So, i have this problem. I got tuple (1,2,3) which i should print with string formatting. eg.
tup = (1,2,3)
print \"this is a tuple %something\" % (tup)
Please note a trailing comma will be added if the tuple only has one item. e.g:
t = (1,)
print 'this is a tuple {}'.format(t)
and you'll get:
'this is a tuple (1,)'
in some cases e.g. you want to get a quoted list to be used in mysql query string like
SELECT name FROM students WHERE name IN ('Tom', 'Jerry');
you need to consider to remove the tailing comma use replace(',)', ')') after formatting because it's possible that the tuple has only 1 item like ('Tom',), so the tailing comma needs to be removed:
query_string = 'SELECT name FROM students WHERE name IN {}'.format(t).replace(',)', ')')
Please suggest if you have decent way of removing this comma in the output.

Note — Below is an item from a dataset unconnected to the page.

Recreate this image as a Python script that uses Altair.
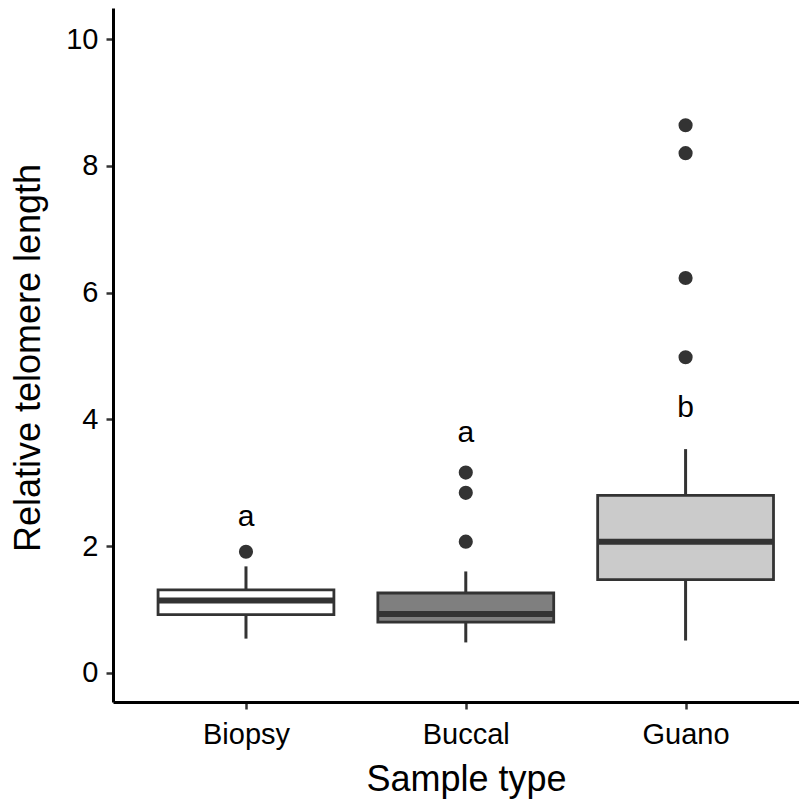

Try this to get an answer:
>>>d = ('1', '2')
>>> print("Value: %s" %(d))
Traceback (most recent call last):
File "<stdin>", line 1, in <module>
TypeError: not all arguments converted during string formatting
If we put only-one tuple inside (), it makes a tuple itself:
>>> (d)
('1', '2')
This means the above print statement will look like: print("Value: %s" %('1', '2')) which is an error!
Hence:
>>> (d,)
(('1', '2'),)
>>>
Above will be fed correctly to the print's arguments.